PROVIDED INFORMATION
[BEGIN]
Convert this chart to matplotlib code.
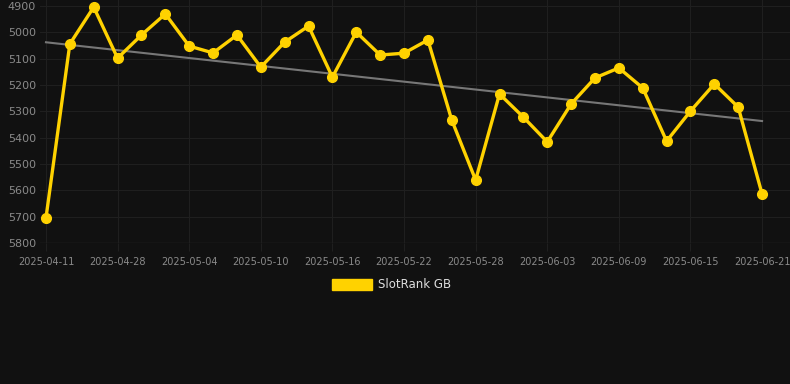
import matplotlib.pyplot as plt
import matplotlib.patches as mpatches
import numpy as np

# categorical dates (every 3rd one is labelled)
tick_labels = ['2025-04-11', '2025-04-28', '2025-05-04', '2025-05-10', '2025-05-16', '2025-05-22',
               '2025-05-28', '2025-06-03', '2025-06-09', '2025-06-15', '2025-06-21']
ranks = [5705, 5044, 4904, 5098, 5010, 4930, 5052, 5078, 5010, 5132,
         5037, 4976, 5170, 4999, 5086, 5079, 5029, 5333, 5561, 5234,
         5322, 5416, 5272, 5173, 5135, 5211, 5413, 5299, 5196, 5284, 5614]
y_ticks = [4900, 5000, 5100, 5200, 5300, 5400, 5500, 5600, 5700, 5800]

bg = '#111111'
gold = '#FFD200'
grid_c = '#1f1f1f'
txt = '#8a8a8a'

x = np.arange(len(ranks))

fig = plt.figure(figsize=(7.9, 3.84), dpi=100, facecolor=bg)
ax = fig.add_axes([40/790, 1 - 243/384, 750/790, 243/384])
ax.set_facecolor(bg)

# trend line (least squares)
k, b = np.polyfit(x, ranks, 1)
ax.plot(x, k*x + b, color='#777777', lw=1.5, zorder=2)

ax.plot(x, ranks, color=gold, lw=2.4, marker='o', ms=7, zorder=3, clip_on=False)

ax.set_xlim(-0.25, 31.17)
ax.set_ylim(5800, 4877)
ax.set_yticks(y_ticks)
ax.set_xticks(x[::3])
ax.set_xticklabels(tick_labels)

ax.grid(True, color=grid_c, lw=0.8)
for s in ax.spines.values():
    s.set_visible(False)
ax.axhline(5800, color='#2a2a2a', lw=1, zorder=1)
ax.tick_params(axis='x', colors=grid_c, length=6, labelcolor=txt, labelsize=7, pad=4)
ax.tick_params(axis='y', length=0, labelcolor=txt, labelsize=8, pad=3)

# legend
fig.patches.append(mpatches.Rectangle((332/790, 1 - 290/384), 40/790, 11/384,
                                      transform=fig.transFigure, color=gold))
fig.text(378/790, 1 - 285/384, 'SlotRank GB', color='#dddddd', fontsize=8.5, va='center')

fig.savefig('out.png', dpi=100, facecolor=bg)
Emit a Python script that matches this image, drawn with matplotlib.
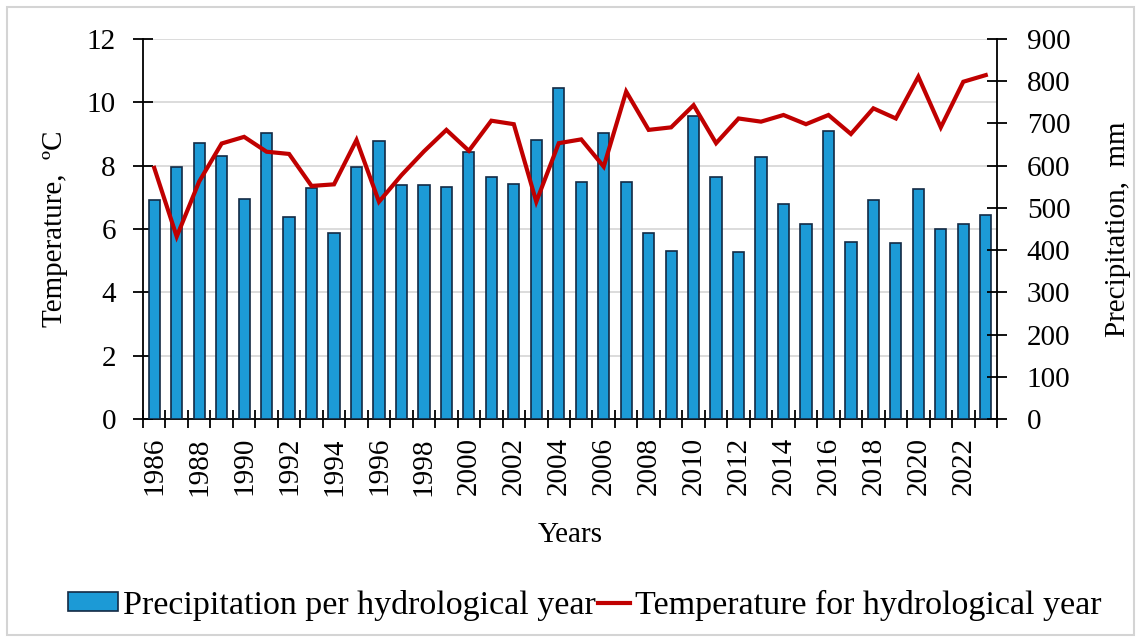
[END]
TO BE DONE
Leaving out the pictures, repeat the data above exactly.

CORRECT RESPONSE
Convert this chart to matplotlib code.
import matplotlib.pyplot as plt
import matplotlib.patches as mpatches
import numpy as np

# categorical dates (every 3rd one is labelled)
tick_labels = ['2025-04-11', '2025-04-28', '2025-05-04', '2025-05-10', '2025-05-16', '2025-05-22',
               '2025-05-28', '2025-06-03', '2025-06-09', '2025-06-15', '2025-06-21']
ranks = [5705, 5044, 4904, 5098, 5010, 4930, 5052, 5078, 5010, 5132,
         5037, 4976, 5170, 4999, 5086, 5079, 5029, 5333, 5561, 5234,
         5322, 5416, 5272, 5173, 5135, 5211, 5413, 5299, 5196, 5284, 5614]
y_ticks = [4900, 5000, 5100, 5200, 5300, 5400, 5500, 5600, 5700, 5800]

bg = '#111111'
gold = '#FFD200'
grid_c = '#1f1f1f'
txt = '#8a8a8a'

x = np.arange(len(ranks))

fig = plt.figure(figsize=(7.9, 3.84), dpi=100, facecolor=bg)
ax = fig.add_axes([40/790, 1 - 243/384, 750/790, 243/384])
ax.set_facecolor(bg)

# trend line (least squares)
k, b = np.polyfit(x, ranks, 1)
ax.plot(x, k*x + b, color='#777777', lw=1.5, zorder=2)

ax.plot(x, ranks, color=gold, lw=2.4, marker='o', ms=7, zorder=3, clip_on=False)

ax.set_xlim(-0.25, 31.17)
ax.set_ylim(5800, 4877)
ax.set_yticks(y_ticks)
ax.set_xticks(x[::3])
ax.set_xticklabels(tick_labels)

ax.grid(True, color=grid_c, lw=0.8)
for s in ax.spines.values():
    s.set_visible(False)
ax.axhline(5800, color='#2a2a2a', lw=1, zorder=1)
ax.tick_params(axis='x', colors=grid_c, length=6, labelcolor=txt, labelsize=7, pad=4)
ax.tick_params(axis='y', length=0, labelcolor=txt, labelsize=8, pad=3)

# legend
fig.patches.append(mpatches.Rectangle((332/790, 1 - 290/384), 40/790, 11/384,
                                      transform=fig.transFigure, color=gold))
fig.text(378/790, 1 - 285/384, 'SlotRank GB', color='#dddddd', fontsize=8.5, va='center')

fig.savefig('out.png', dpi=100, facecolor=bg)
Emit a Python script that matches this image, drawn with matplotlib.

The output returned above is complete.